Et nous autres, Français, nous n’avons pas le droit de savoir? Notre santé est à ce point-là négligeable?
Question rhétorique, puisque nous n’avons pas de loi sur la liberté d’information digne de ce nom – sur le modèle du FOIA : Freedom of Information Act -, et qu’en santé comme ailleurs, les conflits d’intérêts ne semble gêner personne. Sans parler du fait que l’information santé et l’information médicale sont complètement contrôlées par l’industrie pharmaceutique, qui, de son propre aveu, n’a pas les mêmes obligations légales en Europe que dans les pays anglo-saxons, que ce soit en matière de transparence sur les conflits d’intérêts ou d’information sur les effets secondaires des médicaments, etc.
Personne n’exige quoi que ce soit des laboratoires, et, en bons commerçants, ils ne vont pas donner d’eux-mêmes des informations contraires à l’augmentation de leurs profits… Les codes d’éthique et de déontologie (sic) et autres chartes de bonne conduite?

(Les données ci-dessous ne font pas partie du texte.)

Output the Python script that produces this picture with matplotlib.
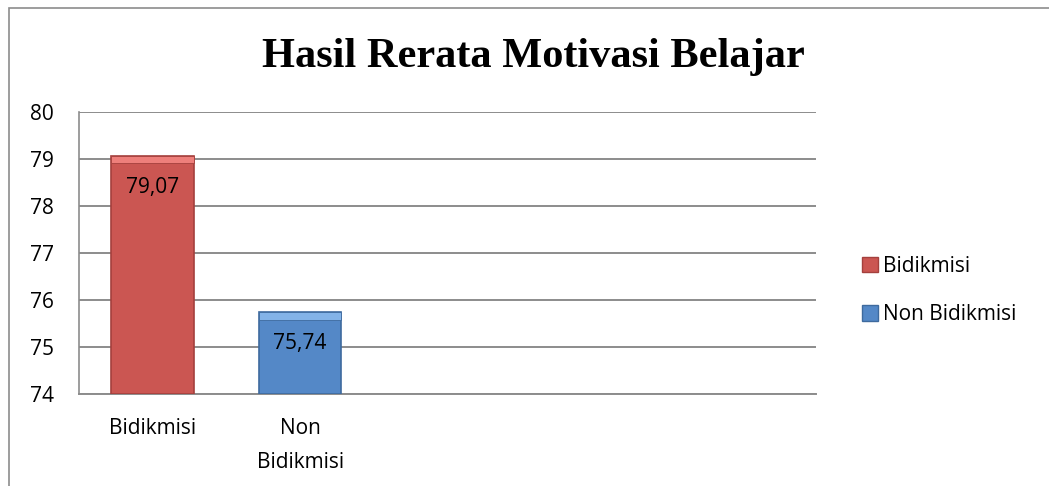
import matplotlib.pyplot as plt
from matplotlib.patches import Rectangle, Patch

# Data
kategori = ["Bidikmisi", "Non\nBidikmisi"]
nilai = [79.07, 75.74]
label_nilai = ["79,07", "75,74"]
seri = ["Bidikmisi", "Non Bidikmisi"]
warna = ["#CB5652", "#5488C7"]
warna_atas = ["#EE7F7B", "#83B3E8"]
warna_tepi = ["#A4403D", "#3E6A9E"]
yticks = [74, 75, 76, 77, 78, 79, 80]

plt.rcParams['font.family'] = ['Open Sans', 'DejaVu Sans']

fig = plt.figure(figsize=(10.49, 4.86), dpi=100)
fig.patches.append(Rectangle((9 / 1049, -0.1), 1.2, 1.1 - 8 / 486,
                             transform=fig.transFigure, fill=False,
                             edgecolor="#8C8C8C", linewidth=1.2))

ax = fig.add_axes([0.0753, 0.1893, 0.7026, 0.5802])
x = range(len(nilai))
lebar = 0.56
ax.bar(x, [v - 74 for v in nilai], bottom=74, width=lebar, color=warna,
       edgecolor=warna_tepi, linewidth=1.2, zorder=3)
# lighter top bevel
ax.bar(x, [0.16] * len(nilai), bottom=[v - 0.16 for v in nilai], width=lebar,
       color=warna_atas, edgecolor=warna_tepi, linewidth=0.6, zorder=4)

for xi, v, t in zip(x, nilai, label_nilai):
    ax.text(xi, v - 0.67, t, ha="center", va="center", fontsize=15,
            color="black", zorder=5)

ax.set_xlim(-0.5, 4.5)
ax.set_ylim(74, 80)
ax.set_yticks(yticks)
ax.set_yticklabels([str(t) for t in yticks], fontsize=15)
ax.set_xticks(list(x))
ax.set_xticklabels(kategori, fontsize=15, linespacing=1.85, va="top")
ax.tick_params(axis="both", length=0)
ax.tick_params(axis="x", pad=17)
ax.tick_params(axis="y", pad=18)
ax.yaxis.grid(True, color="#8C8C8C", linewidth=1.4, zorder=0)
ax.set_axisbelow(True)
for s in ["top", "right"]:
    ax.spines[s].set_visible(False)
ax.spines["left"].set_color("#8C8C8C")
ax.spines["left"].set_linewidth(1.2)
ax.spines["bottom"].set_color("#8C8C8C")
ax.spines["bottom"].set_linewidth(1.4)

fig.text(0.508, 1 - 57 / 486, "Hasil Rerata Motivasi Belajar",
         ha="center", va="center", fontsize=30.5, fontweight="bold",
         family="Liberation Serif")

handles = [Patch(facecolor=c, edgecolor=e) for c, e in zip(warna, warna_tepi)]
fig.legend(handles, seri, loc="center left", bbox_to_anchor=(0.804, 0.402),
           frameon=False, fontsize=15, handlelength=0.75, handleheight=0.75,
           handletextpad=0.25, labelspacing=1.3)

fig.savefig("out.png", dpi=100)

Pharmacritique en a saisi la quintessence dans plusieurs notes, à commencer par celle-ci.
Comment justifier qu’au niveau européen, ce soit toujours la Direction générale entreprise et industrie, et non pas celle de la Santé, qui ait « autorité » – façon de parler, parce que le copinage est de mise – en matière de « régulation » de l’industrie pharmaceutique? Plusieurs dizaines d’associations de consommateurs ont de nouveau protesté contre cette aberration, dans une lettre récente adressée à José Manuel Barroso.